We at Quantpedia consider ourselves a history freaks as we love books and papers related to a history of finance. The work of Dotsis is a perfect example of an interesting paper about a history of option pricing and shows how people were remarkably skilled in assessing price of options even without current high performance IT tools. Academic paper could be related to #20 - Volatiity Risk Premium Effect ...

Authors: Ghoddusi

Title: Option Pricing Methods in the Late 19th Century

Link: http://papers.ssrn.com/sol3/papers.cfm?abstract_id=2831362

Abstract:

This paper examines option pricing methods used by investors in the late 19th century. Based on the book called “PUT-AND-CALL” written by Leonard R. Higgins in 1896 and published in 1906 it is shown that investors in that period used routinely the put-call parity for option conversion and static replication of option positions, and had developed no-arbitrage pricing formulas for determining the prices of at-the-money and slightly out-of-the-money and in-the-money short-term calls and puts. Option traders in the late 19th century understood that the expected return of the underlying does not affect the price of an option and viewed options mainly as instruments to trade volatility.

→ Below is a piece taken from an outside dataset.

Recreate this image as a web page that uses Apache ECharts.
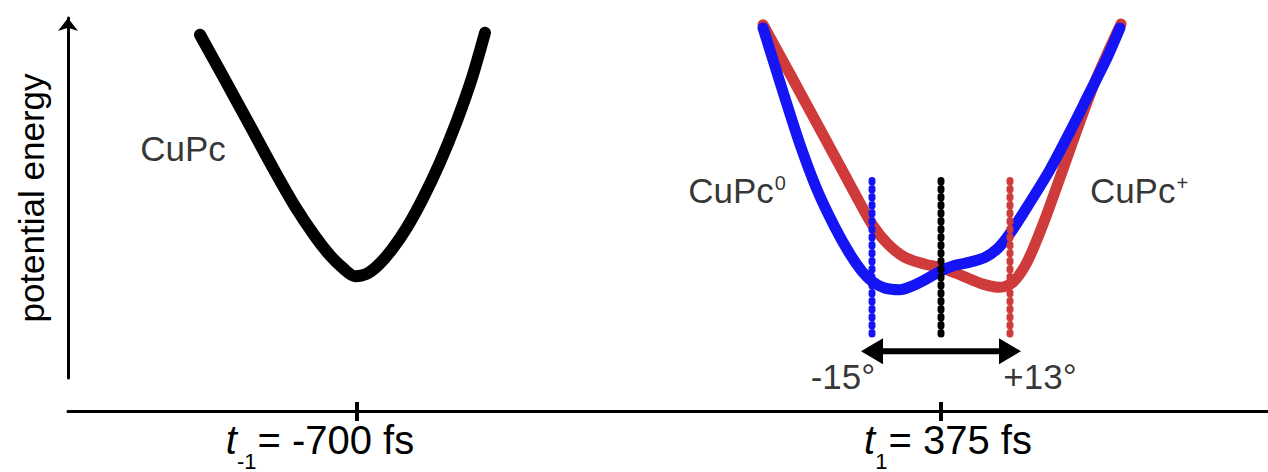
<!DOCTYPE html>
<html>
<head>
<meta charset="utf-8">
<script src="https://cdn.jsdelivr.net/npm/echarts@6/dist/echarts.min.js"></script>
<style>
html,body{margin:0;padding:0;background:#fff;}
#chart{width:1268px;height:472px;}
</style>
</head>
<body>
<div id="chart"></div>
<script>
// Arbitrary units: x = configuration coordinate (0..120), E = potential energy (0..100)
const blackX = [13.2, 15.7, 18.2, 20.7, 22.7, 24.7, 26.2, 27.5, 28.7, 29.8, 31.0, 32.4, 33.9, 35.5, 37.2, 38.9, 40.4, 41.7];
const blackE = [94.3, 83.0, 71.5, 60.0, 51.3, 43.8, 39.0, 35.8, 33.8, 34.3, 36.5, 40.5, 46.0, 53.3, 62.3, 72.8, 83.5, 94.8];

const blueX = [69.5, 71.5, 73.2, 74.9, 76.7, 78.2, 79.4, 80.4, 81.7, 83.2, 84.4, 85.5, 87.2, 88.7, 90.2, 91.7, 93.0, 94.2, 96.2, 98.2, 100.2, 102.2, 103.9, 105.2];
const blueE = [96.0, 80.0, 66.8, 55.5, 46.0, 39.3, 35.0, 32.5, 30.8, 30.4, 31.3, 32.6, 35.0, 36.5, 37.3, 38.5, 40.8, 44.5, 52.3, 60.5, 70.0, 80.0, 88.5, 96.0];

const redX = [69.5, 72.2, 74.9, 77.5, 78.9, 80.4, 82.0, 83.7, 85.7, 87.5, 89.5, 91.5, 93.2, 94.5, 95.9, 97.5, 99.2, 100.9, 102.7, 104.1, 105.3];
const redE = [96.8, 84.5, 72.0, 60.0, 53.5, 46.8, 41.8, 38.5, 36.8, 35.8, 33.8, 31.8, 31.0, 32.3, 37.3, 46.8, 58.5, 70.5, 82.5, 90.5, 97.0];

// vertical dotted markers (x positions) and their energy span
const markerX = [80.4, 87.3, 94.2];
const markerE = [19.3, 59.3];
// double arrow between the two extreme geometries
const arrowX = [80.4, 94.2];
const arrowE = 15;

// time axis ticks and labels
const tickValues = [28.9, 87.3];
const tickLabelPos = [25.2, 88.0];
const tickLabels = ['{it|t}{sub|-1}{m|= -700 fs}', '{it|t}{sub|1}{m|= 375 fs}'];

// annotation texts
const annX = [11.5, 66.9, 107.1, 77.5, 97.2];
const annE = [65.0, 54.3, 54.3, 7.8, 7.8];
const annText = ['{m|CuPc}', '{m|CuPc}{sup|0}', '{m|CuPc}{sup|+}', '{m|-15°}', '{m|+13°}'];

const FONT = 'Liberation Sans, Arial, Helvetica, sans-serif';
const BLUE = '#1414f4';
const RED = '#cf3a3a';
const INK = '#000000';

const zip = (xs, ys) => xs.map((x, i) => [x, ys[i]]);

const curveStyle = (color, width) => ({ color: color, width: width, cap: 'round', join: 'round' });

const series = [
  { type: 'line', name: 'CuPc+', data: zip(redX, redE), smooth: 0.3, showSymbol: false, symbol: 'none',
    lineStyle: curveStyle(RED, 11), z: 2 },
  { type: 'line', name: 'CuPc0', data: zip(blueX, blueE), smooth: 0.3, showSymbol: false, symbol: 'none',
    lineStyle: curveStyle(BLUE, 11), z: 3 },
  { type: 'line', name: 'CuPc', data: zip(blackX, blackE), smooth: 0.3, showSymbol: false, symbol: 'none',
    lineStyle: curveStyle('#000', 12), z: 3 }
];

const markerColors = [BLUE, '#000', RED];
markerX.forEach((mx, i) => {
  series.push({
    type: 'line', data: [[mx, markerE[0]], [mx, markerE[1]]], symbol: 'none', showSymbol: false,
    lineStyle: { color: markerColors[i], width: 7, type: [1.5, 6.5], cap: 'round' }, z: 5
  });
});

series.push({
  type: 'line',
  data: [
    { value: [arrowX[0], arrowE], symbolRotate: 90 },
    { value: [arrowX[1], arrowE], symbolRotate: -90 }
  ],
  symbol: 'triangle', symbolSize: [26, 22], showSymbol: true,
  itemStyle: { color: '#000' },
  lineStyle: { color: '#000', width: 6 }, z: 6
});

const annRich = {
  m: { fontSize: 35, fontFamily: FONT, color: INK, verticalAlign: 'top', lineHeight: 42 },
  sup: { fontSize: 20, fontFamily: FONT, color: INK, verticalAlign: 'top', lineHeight: 20, padding: [0, 0, 0, 1] }
};
const axisRich = {
  m: { fontSize: 40, fontFamily: FONT, color: INK, verticalAlign: 'top', lineHeight: 46 },
  it: { fontSize: 40, fontFamily: FONT, fontStyle: 'italic', color: INK, verticalAlign: 'top', lineHeight: 46 },
  sub: { fontSize: 22, fontFamily: FONT, color: INK, verticalAlign: 'top', lineHeight: 24, padding: [30, 1, 0, 0] }
};

series.push({
  type: 'scatter',
  data: annX.map((x, i) => ({ value: [x, annE[i]], name: annText[i] })),
  symbolSize: 0,
  silent: true,
  label: { show: true, position: 'inside', color: INK, formatter: p => p.name, rich: annRich },
  z: 10
});

const chart = echarts.init(document.getElementById('chart'), null, { renderer: 'svg' });
chart.setOption({
  animation: false,
  backgroundColor: '#fff',
  grid: [
    { left: 68, right: 0, top: 12, bottom: 60 },
    { left: 68, right: 0, top: 18, bottom: 94 }
  ],
  xAxis: [
    { type: 'value', gridIndex: 0, min: 0, max: 120, position: 'bottom',
      axisLine: { show: true, lineStyle: { color: INK, width: 3 } },
      axisTick: { show: true, customValues: tickValues, length: 10, lineStyle: { color: INK, width: 4 } },
      axisLabel: { show: true, customValues: tickLabelPos, margin: 9, color: INK, formatter: v => tickLabels[tickLabelPos.indexOf(v)] || '', rich: axisRich },
      splitLine: { show: false } },
    { type: 'value', gridIndex: 0, min: 0, max: 120, position: 'bottom',
      axisLine: { show: false },
      axisTick: { show: true, inside: true, customValues: tickValues, length: 9, lineStyle: { color: INK, width: 4 } },
      axisLabel: { show: false }, splitLine: { show: false } },
    { type: 'value', gridIndex: 1, min: 0, max: 120, show: false }
  ],
  yAxis: [
    { type: 'value', gridIndex: 0, min: 0, max: 100, show: false },
    { type: 'value', gridIndex: 1, min: 0, max: 100, position: 'left',
      name: 'potential energy', nameLocation: 'middle', nameGap: 19,
      nameTextStyle: { fontSize: 35, fontFamily: FONT, color: INK },
      axisLine: { show: true, symbol: ['none', 'arrow'], symbolSize: [15, 13], lineStyle: { color: INK, width: 3 } },
      axisTick: { show: false }, axisLabel: { show: false }, splitLine: { show: false } }
  ],
  series: series
});
</script>
</body>
</html>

Notable quotations from the academic research paper:

"In this paper I show that option traders in the late 19th century not only had an intuitive grasp of the main determinants of option prices but they have also developed no-arbitrage pricing formulas for determining their prices. The option pricing formulas are described in a book called “PUT-AND-CALL” written by Leonard R. Higgins in 1896 and published in 1906.2 Higgins was an option trader in London and in his book he describes option pricing methods and option strategies used in the late 19th century in the City of London.

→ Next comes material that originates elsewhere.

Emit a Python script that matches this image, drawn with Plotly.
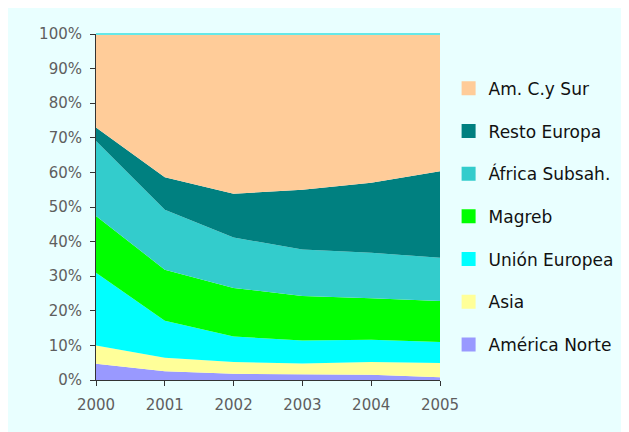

The pricing approach described in Higgins book could be summarized as follows: First, traders were pricing short-term ATMF straddles (30, 60 or 90 days to maturity. The prices of the ATMF straddles were set equal to the risk-adjusted expected absolute deviation (Higgins uses the term average fluctuation) of the underlying price from the strike price at expiration. The expectation of the absolute deviation was based on historical estimates plus a risk premium for future uncertainty as well as some other markups. Given the ATMF straddle prices as reference points Higgins is using a linear approximation formulae based on put-call parity to price slightly out-of-the-money (OTM) and slightly in-the-money (ITM) put and call options. I show that the approximation used by Higgins is analogous to a first order Taylor expansion around the ATMF straddle price.

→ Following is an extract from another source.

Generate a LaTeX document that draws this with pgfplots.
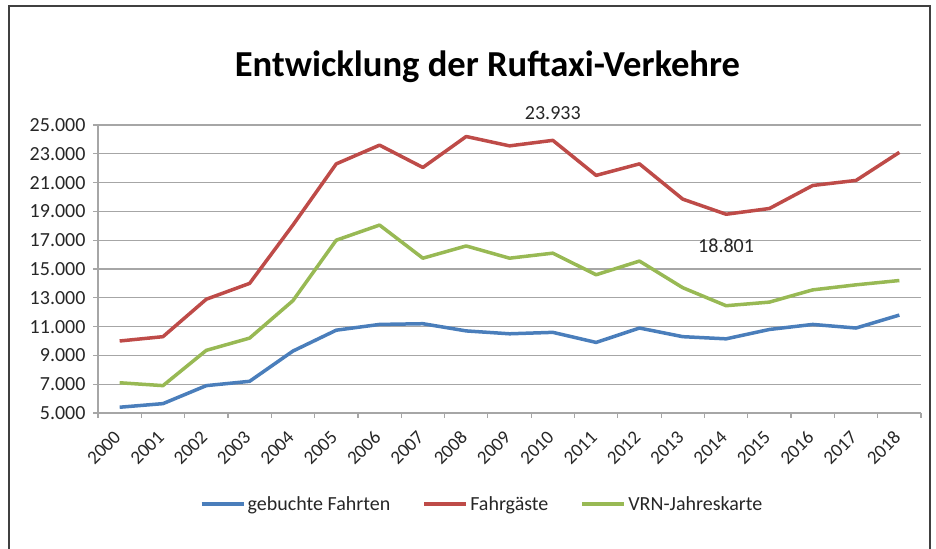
\documentclass[border=0pt]{standalone}
\usepackage{pgfplots}
\pgfplotsset{compat=1.18}
\usepackage{fontspec}
\setmainfont{Carlito}
\definecolor{cblue}{HTML}{4A7EBB}
\definecolor{cred}{HTML}{BE4B48}
\definecolor{cgreen}{HTML}{98B954}
\definecolor{gridc}{HTML}{A6A6A6}
\definecolor{txt}{HTML}{262626}
\begin{document}
\begin{tikzpicture}[x=1bp,y=1bp]
\useasboundingbox (0,0) rectangle (936,549);
\draw[line width=2.2bp, color=black!75] (9,-3) -- (9,543) -- (930,543) -- (930,-3);
\node[anchor=base, font=\fontsize{36.6bp}{40bp}\selectfont\bfseries, text=black] at (487.5,472) {Entwicklung der Ruftaxi-Verkehre};
\begin{axis}[
  at={(98bp,136bp)}, anchor=south west,
  scale only axis, width=823bp, height=288bp,
  xmin=-0.5, xmax=18.5, ymin=5000, ymax=25000,
  scaled y ticks=false,
  axis x line=bottom, axis y line=left,
  axis line style={-, gridc, line width=1.2bp},
  xtick={0,1,...,18},
  xticklabels={2000,2001,2002,2003,2004,2005,2006,2007,2008,2009,2010,2011,2012,2013,2014,2015,2016,2017,2018},
  minor xtick={-0.5,0.5,...,18.5},
  major x tick style={draw=none},
  minor x tick style={gridc, line width=1.2bp},
  y tick style={gridc, line width=1.2bp},
  tick align=outside, major tick length=5bp, minor tick length=5bp,
  ytick={5000,7000,...,25000},
  yticklabels={5.000,7.000,9.000,11.000,13.000,15.000,17.000,19.000,21.000,23.000,25.000},
  ymajorgrids, grid style={gridc, line width=1.2bp},
  tick label style={font=\fontsize{20bp}{24bp}\selectfont, text=txt},
  yticklabel style={xshift=-4bp},
  xticklabel style={font=\fontsize{19bp}{22bp}\selectfont, inner sep=1.5bp, xshift=-1bp, yshift=-15bp, rotate=45, anchor=east},
  legend columns=3,
  legend style={draw=none, fill=none, at={(0.4666,-0.316)}, anchor=center,
    font=\fontsize{20bp}{24bp}\selectfont, text=txt,
    nodes={inner sep=2bp},
    /tikz/every even column/.append style={column sep=30bp}},
  legend image code/.code={\draw[#1, line width=4bp] (0bp,0bp) -- (42bp,0bp);},
  clip=false,
]
\addplot[cblue, line width=3.5bp, line join=round] coordinates {
(0,5400) (1,5650) (2,6900) (3,7200) (4,9300) (5,10750) (6,11150) (7,11200) (8,10700) (9,10500)
(10,10600) (11,9900) (12,10900) (13,10300) (14,10150) (15,10800) (16,11150) (17,10900) (18,11800)};
\addlegendentry{gebuchte Fahrten}
\addplot[cred, line width=3.5bp, line join=round] coordinates {
(0,10000) (1,10300) (2,12900) (3,14000) (4,18050) (5,22300) (6,23600) (7,22050) (8,24200) (9,23550)
(10,23933) (11,21500) (12,22300) (13,19850) (14,18801) (15,19200) (16,20800) (17,21150) (18,23100)};
\addlegendentry{Fahrgäste}
\addplot[cgreen, line width=3.5bp, line join=round] coordinates {
(0,7100) (1,6900) (2,9350) (3,10200) (4,12800) (5,17000) (6,18050) (7,15750) (8,16600) (9,15750)
(10,16100) (11,14600) (12,15550) (13,13700) (14,12450) (15,12700) (16,13550) (17,13900) (18,14200)};
\addlegendentry{VRN-Jahreskarte}
\node[font=\fontsize{20bp}{24bp}\selectfont, text=txt] at (axis cs:10,25833) {23.933};
\node[font=\fontsize{20bp}{24bp}\selectfont, text=txt] at (axis cs:14,16600) {18.801};
\end{axis}
\end{tikzpicture}
\end{document}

Higgins’s book is an important reference in the history of option pricing because it provides a pricing framework based on empirical rules and approximation methods for determining option prices. Higgins’s method could be taught in introductory derivatives valuation courses before the Black and Scholes and the binomial model to help students appreciate the historical development of option pricing methods and the contribution of option market practitioners."